Blog by Sumana Harihareswara, Changeset founder

29 Jun 2011, 15:00 p.m.

On The Usefulness Of Writing

Hi, reader. I wrote this in 2011 and it's now more than five years old. So it may be very out of date; the world, and I, have changed a lot since I wrote it! I'm keeping this up for historical archive purposes, but the me of today may 100% disagree with what I said then. I rarely edit posts after publishing them, but if I do, I usually leave a note in italics to mark the edit and the reason. If this post is particularly offensive or breaches someone's privacy, please contact me.

About this time there was a cry among the people for more paper money, only fifteen thousand pounds being extant in the province, and that soon to be sunk. The wealthy inhabitants oppos'd any addition, being against all paper currency, from an apprehension that it would depreciate, as it had done in New England, to the prejudice of all creditors. We had discuss'd this point in our Junto [debating and science society], where I was on the side of an addition, being persuaded that the first small sum struck in 1723 had done much good by increasing the trade, employment, and number of inhabitants in the province, since I now saw all the old houses inhabited, and many new ones building; whereas I remembered well, that when I first walk'd about the streets of Philadelphia, eating my roll, I saw most of the houses in Walnut-street, between Second and Front streets, with bills on their doors, "To be let"; and many likewise in Chestnut-street and other streets, which made me then think the inhabitants of the city were deserting it one after another.

Our debates possess'd me so fully of the subject, that I wrote and printed an anonymous pamphlet on it, entitled "The Nature and Necessity of a Paper Currency." It was well receiv'd by the common people in general; but the rich men dislik'd it, for it increas'd and strengthen'd the clamor for more money, and they happening to have no writers among them that were able to answer it, their opposition slacken'd, and the point was carried by a majority in the House. My friends there, who conceiv'd I had been of some service, thought fit to reward me by employing me in printing the money; a very profitable jobb and a great help to me. This was another advantage gain'd by my being able to write.

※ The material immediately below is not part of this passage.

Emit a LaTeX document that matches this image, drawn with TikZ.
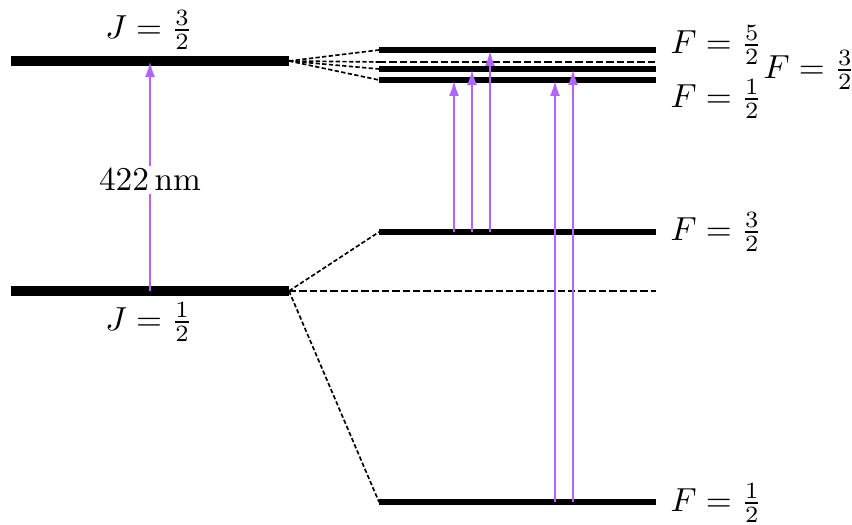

This is from Ben Franklin's autobiography. It rocks pretty hard that, when you own a printing press and your government is fairly loose, you can write a persuasive pamphlet, and distribute it, and thus get a contract to print money.

I first read Ben Franklin's autobiography in eleventh grade, in that spot in the American Literature curriculum where lots of people read Catcher in the Rye or Death of a Salesman or something. So glad Mr. Hatch assigned us Franklin. Success, persuasion, enlightened self-interest and altruism and civic action, data-driven decisions, the perks of being a weirdo -- so much is there.


Avram Grumer
30 Jun 2011, 20:16 p.m.

I finally read the Autobiography a few weeks (months?) back. Sadly, it was an edition with modernized spelling -- no dislik'd or jobb.

I was amused by the bits about the propertarians who were willing to risk having the colonies conquered by the French rather than see their taxes go up.